The freezing rain was picking up and kept pinging painfully off my face, and I kept thinking about eating breakfast. But I had a few neighborhoods to go, and I passed the miles by breaking the remaining route into 3 chunks, as we used to do for the final leg of our drive to the Nicholson family cabin in Jersey. As kids, the one and a quarter hour long trip felt impossibly long, so my mom would do as her parents did and pacify our incessant inquiries of "are we there yet?" during the final half hour by saying we were either on the Hop, the Skip, or the Jump. The Jump was the final segment after turning right at the water tower (or the "stack"), and during my run I decided that the three housing developments left to run through would be my Hop, Skip, and Jump. The Hop took me through the older homes East of Westtown, and after crossing 926 again I entered the Skip, a oval-shaped loop through clusters of townhouses.
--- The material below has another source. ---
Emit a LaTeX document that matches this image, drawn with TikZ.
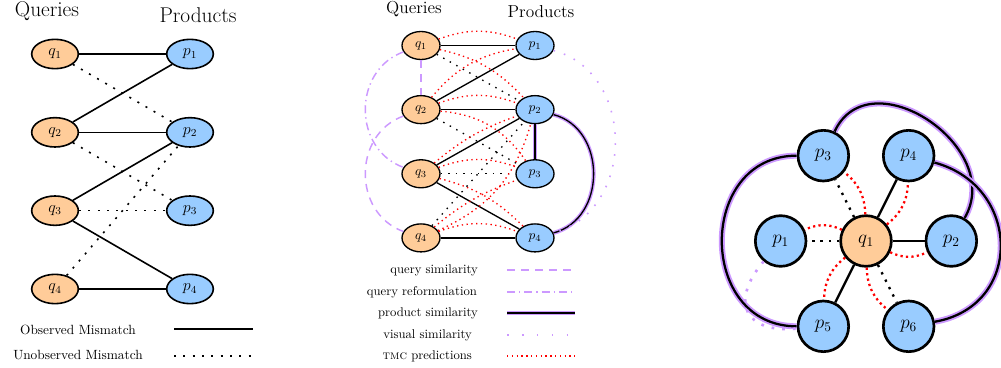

And finally the Jump, the development at the bottom of my street that we fought tooth and nail against the approval of back in the 1990s at a series of township meetings, hoping for preservation of the beautiful wooded tract (we lost, and ironically they named the development "Tall Trees" despite the fact that Toll Brothers cut all the trees down). Out of Tall Trees and up our drive and I was soon home, cleaned up, and off into West Chester for an appropriately huge breakfast to celebrate my last day home.